The rise of AI-powered trading has changed how many traders approach the markets. While algorithms can scan data and execute orders faster than any human, they do not remove the need for disciplined risk controls. Treating risk management as the primary strategy allows an automated system to operate without exposing the account to catastrophic losses. This article outlines pragmatic rules and system features that preserve capital and make automated strategies sustainable over time.
Throughout this guide you will see how to combine technical safeguards and operational checks into a cohesive risk framework. Topics include position sizing, stop loss design, drawdown monitoring, leverage controls, adaptive parameter changes, diversification, testing procedures, and continuous oversight. Each recommendation is described in plain terms and linked to how an expert advisor (EA) or AI model should implement it to stay robust in live markets.
Core controls: position sizing and stop loss design
Effective risk control begins with how much a system risks on each trade. Rather than adopting fixed lots, program your AI to calculate size based on account equity, defined risk percentage, and market volatility. Common approaches include percentage risk per trade, fixed fractional sizing, and volatility-adjusted lots. These methods reduce the chance that a string of losses will deplete the account. Pair sizing with disciplined stop loss rules: every open position should have either a fixed or dynamic stop that the EA enforces automatically.

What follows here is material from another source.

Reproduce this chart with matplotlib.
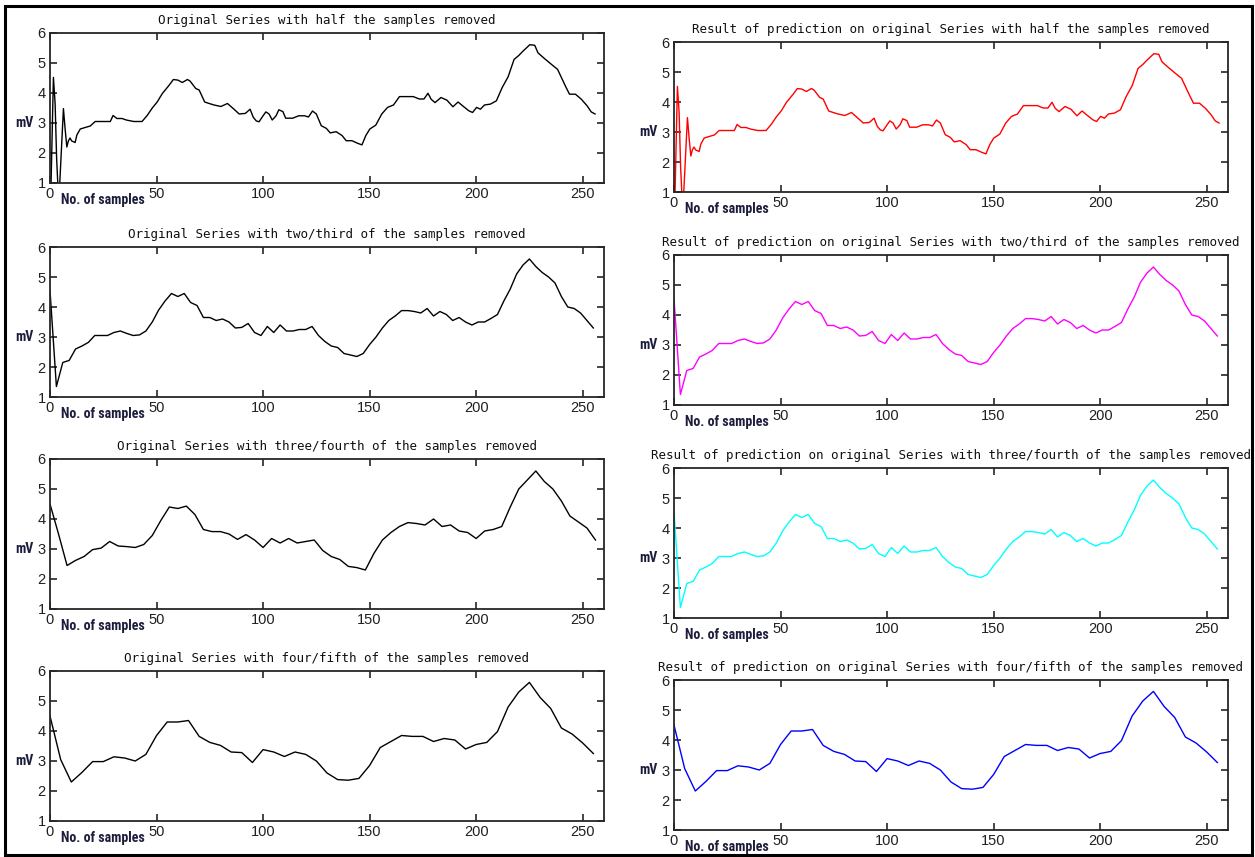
import numpy as np
import matplotlib
matplotlib.use("Agg")
import matplotlib.pyplot as plt
from matplotlib import font_manager
from matplotlib.patches import Rectangle

# ---- data ----
# half the samples removed (irregular breakpoints of the traced curve)
x_half = [0, 1.6, 2.4, 3.1, 4.1, 6.3, 7.1, 7.9, 8.6, 9.4, 10.2, 11.8, 12.6, 14.2, 16.5,
          18.9, 21.2, 28.3, 29.6, 31.4, 33.8, 35.8, 39.3, 43.2, 45.6, 48, 50.3, 52.7,
          55.8, 57.9, 60, 62.1, 64.5, 65.7, 68.4, 70, 72.6, 74.7, 77, 80.2, 83.3, 86.5,
          88.8, 91.7, 93.9, 95.4, 96.8, 98.1, 100, 101.3, 102.8, 104.3, 106.1, 107.4,
          109.3, 110.6, 113.9, 116.7, 119.5, 121.3, 123.2, 125, 127.3, 129.7, 131.5,
          134.3, 137.1, 139, 141.7, 144.5, 146.4, 148.2, 150.1, 152.9, 155.7, 158.4,
          161.2, 164, 170.5, 173.3, 175.5, 177.4, 178.9, 180.7, 183.5, 186.3, 189.1,
          191.5, 193.7, 196.5, 198.3, 200.2, 202, 203.9, 206.7, 209.5, 212.2, 215,
          217.8, 220, 221.9, 225.2, 227.5, 229, 231.7, 235.4, 238.2, 241.9, 243.8,
          246.6, 249.4, 252.1, 254, 255.8]
y_half = [-0.6, 4.52, 3.65, 1.84, 0.3, 3.48, 2.8, 2.2, 2.4, 2.5, 2.4, 2.35, 2.6, 2.8, 2.85,
          2.9, 3.05, 3.05, 3.25, 3.15, 3.15, 3.1, 3.05, 3.05, 3.25, 3.5, 3.7, 3.98,
          4.25, 4.45, 4.43, 4.35, 4.45, 4.4, 4.15, 4.1, 3.7, 3.65, 3.6, 3.55, 3.65, 3.45,
          3.3, 3.32, 3.46, 3.19, 3.07, 3.04, 3.24, 3.37, 3.3, 3.1, 3.24, 3.44,
          3.38, 3.16, 3.16, 3.24, 3.24, 3.2, 3.4, 3.3, 2.91, 2.82, 2.67,
          2.71, 2.58, 2.41, 2.41, 2.32, 2.27, 2.58, 2.8, 2.93, 3.3, 3.52,
          3.6, 3.88, 3.88, 3.8, 3.8, 3.99, 3.79, 3.68, 3.85, 3.76, 3.54,
          3.7, 3.57, 3.41, 3.35, 3.52, 3.46, 3.6, 3.63, 3.74, 4.18, 4.54,
          5.12, 5.25, 5.39, 5.61, 5.59, 5.34, 5.17, 4.95, 4.79, 4.23, 3.96,
          3.96, 3.79, 3.57, 3.37, 3.3]

# two/third of the samples removed (every 3rd sample)
x_third = list(range(0, 256, 3))
y_third = [4.55, 1.35, 2.15, 2.22, 2.6, 2.7, 2.82, 3.05, 3.05, 3.05, 3.15, 3.2, 3.12, 3.05,
           3.07, 3.2, 3.5, 3.9, 4.2, 4.45, 4.35, 4.45, 4.15, 4.05, 3.65, 3.65, 3.55, 3.6,
           3.5, 3.3, 3.32, 3.45, 3.15, 3.05, 3.35, 3.15, 3.4, 3.2, 3.2, 3.25, 3.25, 3.35,
           3.05, 2.85, 2.7, 2.65, 2.45, 2.4, 2.35, 2.45, 2.75, 3.0, 3.3, 3.55, 3.7, 3.88,
           3.88, 3.85, 3.8, 3.95, 3.7, 3.85, 3.75, 3.55, 3.65, 3.5, 3.4, 3.5, 3.5, 3.62,
           3.75, 4.2, 4.6, 5.1, 5.4, 5.6, 5.35, 5.15, 5.0, 4.8, 4.35, 4.0, 3.95, 3.8,
           3.55, 3.3]

# three/fourth of the samples removed (every 4th sample)
x_fourth = list(range(0, 257, 4))
y_fourth = [4.5, 3.5, 2.45, 2.62, 2.75, 2.98, 3.03, 3.25, 3.1, 3.08, 3.05, 3.15, 3.45,
            3.95, 4.4, 4.35, 4.43, 4.15, 3.65, 3.58, 3.58, 3.5, 3.32, 3.48, 3.3, 3.05,
            3.35, 3.2, 3.35, 3.2, 3.25, 3.3, 2.95, 2.75, 2.65, 2.42, 2.38, 2.3, 2.85,
            3.3, 3.55, 3.75, 3.88, 3.85, 3.8, 4.0, 3.75, 3.8, 3.6, 3.55, 3.35, 3.6,
            3.65, 3.75, 4.4, 5.0, 5.3, 5.6, 5.25, 5.0, 4.6, 4.1, 3.9, 3.7, 3.3]

# four/fifth of the samples removed (every 5th sample)
x_fifth = list(range(0, 256, 5))
y_fifth = [4.5, 3.05, 2.3, 2.62, 2.98, 2.98, 3.14, 3.1, 3.0, 3.22, 3.85, 4.3, 4.3, 4.35,
           3.82, 3.62, 3.52, 3.3, 3.28, 2.95, 3.38, 3.3, 3.15, 3.3, 3.22, 3.0, 2.6, 2.38,
           2.36, 2.42, 2.85, 3.45, 3.65, 3.85, 3.82, 3.82, 3.65, 3.75, 3.7, 3.4, 3.55,
           3.62, 3.98, 4.8, 5.3, 5.62, 5.12, 4.75, 4.1, 3.9, 3.6, 3.25]

titles_left = ["Original Series with half the samples removed",
               "Original Series with two/third of the samples removed",
               "Original Series with three/fourth of the samples removed",
               "Original Series with four/fifth of the samples removed"]
titles_right = ["Result of prediction on original Series with half the samples removed",
                "Result of prediction on original Series with two/third of the samples removed",
                "Result of prediction on original Series with three/fourth of the samples removed",
                "Result of prediction on original Series with four/fifth of the samples removed"]
colors_right = ["#ff0000", "#ff00ff", "#00ffff", "#0000ff"]

x_ticks = [0, 50, 100, 150, 200, 250]
y_ticks = [1, 2, 3, 4, 5, 6]

# left panels: originals; right panels: predictions (look the same as the originals,
# the 3/4 prediction shows the same start dip as the 2/3 one)
series_left = [(x_half, y_half), (x_third, y_third), (x_fourth, y_fourth), (x_fifth, y_fifth)]
series_right = [(x_half, y_half), (x_third, y_third), (x_third, y_third), (x_fifth, y_fifth)]


# narrow bold font for the axis labels, if one is installed
def pick_font(names):
    for n in names:
        try:
            font_manager.findfont(font_manager.FontProperties(family=n, weight="bold"),
                                  fallback_to_default=False)
            return n, True
        except ValueError:
            pass
    return "Liberation Sans", False


narrow_font, is_narrow = pick_font(["Liberation Sans Narrow", "DejaVu Sans Condensed",
                                    "Roboto Condensed", "Open Sans Condensed"])
lab_size = 10 if is_narrow else 8.2

W, H = 1255, 857
fig = plt.figure(figsize=(W / 100, H / 100), dpi=100)

label_color = "#1c1c3c"
tops_left = [33, 247, 459, 671]
tops_right = [42, 255, 468, 680]


def make_panel(left_px, top_px, title, xs, ys, color):
    w_px, h_px = 554, 150
    ax = fig.add_axes([left_px / W, 1 - (top_px + h_px) / H, w_px / W, h_px / H])
    ax.plot(xs, ys, color=color, lw=1.0)
    ax.set_xlim(0, 260)
    ax.set_ylim(1, 6)
    ax.set_xticks(x_ticks)
    ax.set_yticks(y_ticks)
    ax.tick_params(direction="in", top=True, right=True, length=5, width=1.2,
                   labelsize=10.5, pad=3, colors="#262626")
    for lab in ax.get_xticklabels() + ax.get_yticklabels():
        lab.set_fontfamily("Liberation Sans")
        lab.set_color("#202020")
    for sp in ax.spines.values():
        sp.set_linewidth(1.3)
        sp.set_color("#262626")
    ax.set_title(title, fontsize=9, family="DejaVu Sans Mono", pad=6.5, color="#101010")
    ax.text(-26 / w_px, 0.4, "mV", transform=ax.transAxes, ha="center", va="center",
            fontsize=lab_size, fontweight="bold", family=narrow_font, color=label_color)
    ax.text(11 / w_px, -17 / h_px, "No. of samples", transform=ax.transAxes, ha="left",
            va="center", fontsize=lab_size, fontweight="bold", family=narrow_font,
            color=label_color)
    return ax


for i in range(4):
    make_panel(50, tops_left[i], titles_left[i], series_left[i][0], series_left[i][1], "black")
    make_panel(674, tops_right[i], titles_right[i], series_right[i][0], series_right[i][1],
               colors_right[i])

# screenshot frame
fig.patches.append(Rectangle((5 / W, 2 / H), 1247 / W, 849 / H, transform=fig.transFigure,
                             fill=False, edgecolor="black", lw=2.2))

fig.savefig("out.png", dpi=100)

Stop loss types and placement
Design stop losses to match your strategy and market behavior. Use fixed stops when you want predictable risk, volatility-based stops to adapt to changing price noise, and technical stops that reference support and resistance levels. Add an emergency or maximum loss cap so the system cannot ignore risk during extreme market moves. A proper stop structure ensures individual trades cannot cause unacceptable damage to the overall account.
Manage drawdown and leverage to protect capital
Drawdown is the decline from an account’s peak and is a critical survival metric. Implement account-level controls such as daily and weekly loss limits, maximum drawdown thresholds, and automatic trading suspension after a set number of consecutive losing trades. These measures prevent an AI from compounding errors while market conditions are unfavorable. Equally important is conservative leverage usage: high leverage magnifies both gains and losses, so set margin rules that limit exposure across correlated positions and lower leverage during volatile periods.
Practical drawdown triggers
Choose triggers that balance protection with opportunity. Examples include stopping trading if drawdown exceeds a fixed percentage of peak equity, pausing after a specified sequence of losing trades, or reducing position sizes after a drawdown event. The goal is to retain optionality so the strategy can recover without forced liquidation or margin calls.
Adaptability, diversification, testing, and monitoring
Markets evolve, so your AI should not use static risk settings forever. Build adaptive risk mechanisms that lower position sizes during high volatility, adjust stop distances dynamically, and reduce trade frequency when uncertainty rises. Combine multiple models and instruments to diversify risk: trading several currency pairs, blending trend-following with mean-reversion approaches, and operating on different timeframes reduces dependence on any one market condition.
Before going live, put risk configurations through a rigorous validation process. Use historical backtesting, forward testing, and demo account validation to confirm behavior across regimes. Also conduct stress tests that simulate liquidity gaps and news spikes. Once deployed, make monitoring mandatory: track metrics such as win rate, average P&L, maximum drawdown, risk-to-reward ratios, and trade frequency. Regular review helps catch regressions, parameter drift, or unintended exposures early.
Implementation checklist for safe automation
To summarize, an operational checklist helps ensure reliability. Include automated position sizing rules, enforced stop losses, account-level drawdown caps, conservative leverage limits, volatility-aware adjustments, diversified strategies, extensive pre-live testing, and live monitoring dashboards. When developing or commissioning an EA, require these features to be configurable and auditable so you retain control over risk settings as market conditions change.
AI can amplify trading efficiency and uncover patterns not obvious to humans, but success depends on robust risk engineering. By embedding money management, dynamic protections, and oversight into automated systems, traders can leverage AI while preserving capital and staying resilient through volatile market cycles.